Russian friends found it hard to grasp that I worked cheerfully without giving much thought to my pension provision, for example, having delegated that to strangers in institutions to whom I regularly remitted my savings.
Trust across borders doesn’t work for government though. Historically you could argue that the British Empire provided cross-border governmental services that allowed some low-trust societies to be better governed than ever before or since, but however true that might be it’s terminally unfashionable. Certainly, it’s not a service likely to be offered or accepted again!
The only meaningful promise Keir Starmer’s government has made is that it will rebuild trust in government. One of the most worrying things I’ve noticed since returning home from the post-communist world is the extent to which UK voters have lost faith in government and its institutions. Not that I think they’re wrong. Their analysis is entirely justified by the facts, but my experience — particularly in Russia — has taught me just how dangerous it is when trust dies.

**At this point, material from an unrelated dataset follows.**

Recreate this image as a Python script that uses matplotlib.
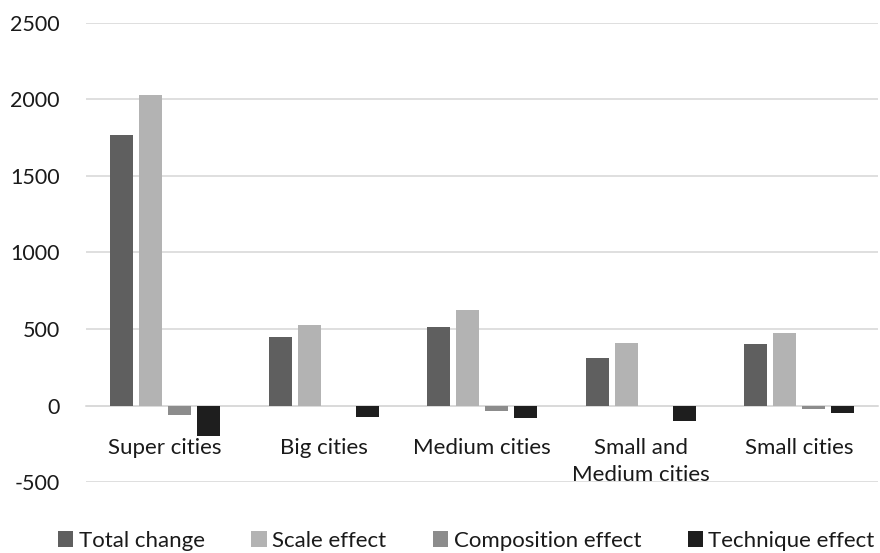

So the PM was quite right to set himself this goal, but he’s actually made things worse. You don’t win hearts and minds by demonstrating contempt. You will never win trust from people you do not trust yourself.
It seems our government, police and media (acting in concert in a way that itself undermines trust) lied systematically to the British people in the wake of the Southport outrage. The BBC “fact checked” a rumour that the attack was inspired by Islam, for example, and declared it to be untrue. It still may be, of course. Maybe the attacker was just Islamo-curious, but that definitive declaration was a lie.
Perhaps our state lied to try to keep the peace. A mob had attacked a mosque on the not entirely rash assumption that a terroristic attack against small children indulging in haram activities was probably inspired by Islam, as most terrorism now is. By covering up the suspect’s Al-Qaeda terror manual, perhaps the government hoped to calm things down.
There are two problems with that. Their lies were always going to be detected and it would then become harder for them ever to calm an angry mob again. In the unlikely event of a Buddhist terror attack, their declarations on the subject will never now be believed.
The second and more important problem is that they’ve worsened the trust issue the PM correctly identified. Perhaps the only thing he’s been right about since he took office! We now trust government less than we did a year ago. Less than a government we hated so much we devoted an entire election to destroying it — even at the cost of giving a minority of economically-illiterate, authoritarian voters an enormous majority.
They are all scoundrels and liars. They are all on the make. They can’t be trusted. But once trust has died to such an extent it’s a long hard job to rebuild it. These amoral rascals — with their Machiavellian calculations about releasing the news just before a hugely controversial Budget in the hope of swamping it — are clearly not the people to do it. So we’re on a dangerous slippery slope towards the kind of low trust society where nothing good can be achieved. That’s very worrying indeed.
The key question is this. How are we going to get decent human beings to run for parliament or work in the civil service ever again? Because if we can’t, we’re done for.